Webification - a drawbridge between island and cloud

Rob Finn at Edison Ventures discusses Desktop Applications:

While not a new concept, the desktop is also becoming more web-connected. More and more desktop apps are talking to software and to web content that are consumed through a browser. Richard MacManus describes this as the webification of the desktop. Example webified applications include iTunes, Qumana (blogging), Quintura (search), Webaroo (offline search), Picasaweb (photo organizer), Smilebox (greeting cards), Weatherbug (weather), Omnidrive (storage), Bubbles (communication tools), Trillian, Pronto (comparison shopping), Invisible CRM, Slide, FeedDemon, and Visokio. There is a long list of such desktop apps thanks to web services, APIs, open source communities.

Some of this recent desktop centric growth has also been evangelized by the portability of content due to consumer demand for personalization and decentralization of web content. Exhibit A: Widgets on sites like Myspace on the desktop (e.g.
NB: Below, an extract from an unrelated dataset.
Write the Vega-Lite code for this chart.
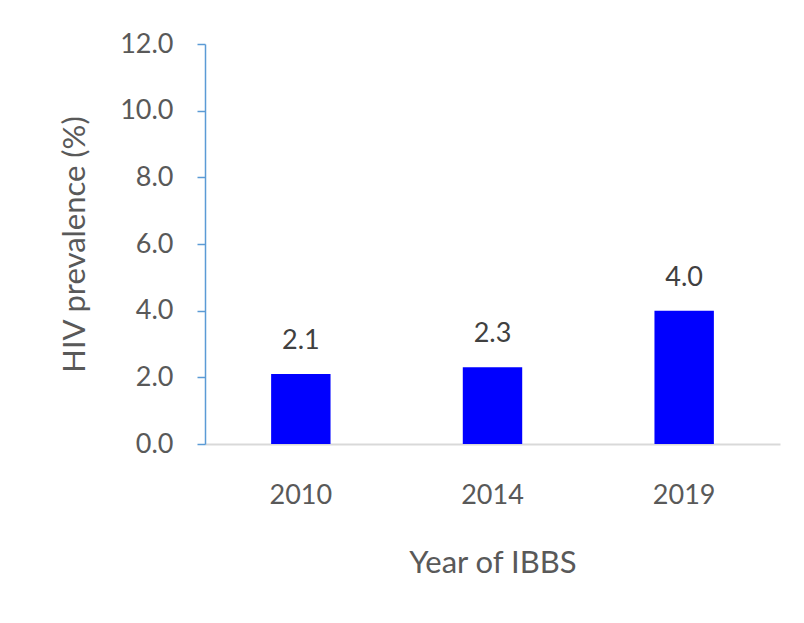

Konfabulator/Yahoo and Vista’s Sidebar).

The article referenced above, , is actually by Ebrahim Ezzy (but published on McManus’ blog as an opposing viewpoint) and contains the following insight as well:

I rely on various web applications to create documents, presentations, spreadsheets; share images, videos, data; manage and organize tasks, projects and life. But I still believe the future of computing isn’t entirely web-based. It’s necessary to have the desktop as the pivotal point, because the power of the desktop is important for a rich user experience - and will be, for a very long time to come.

What we require then are smart, webified, internet deployable desktop applications - that can reliably store data, serve it robustly, and interact with both remote and local databases. This connected model will ensure that applications will function in both online and offline states - for a seamless, uninterrupted experience. 

I have written about this general idea under the rubric of “tech cosmopolitanism” before, but the point these guys make specifically is worth noting - that the experience of a user who is intermittently connected to back-end systems is going to be better when that experience is closer to the user.

That said, there are best practices from web-based services that all should keep in mind:

  1. Updates: software should self-repair relatively silently and easily.
  2. Collaboration: connectivity should help people work together, both in real time and in a stateless mode.
  3. Redundancy: data should be protected, and having it both in the cloud and on the desk/laptop/handheld is valuable. This creates a synchronization complexity, which we can deal with another day.

Am still thinking about these issues.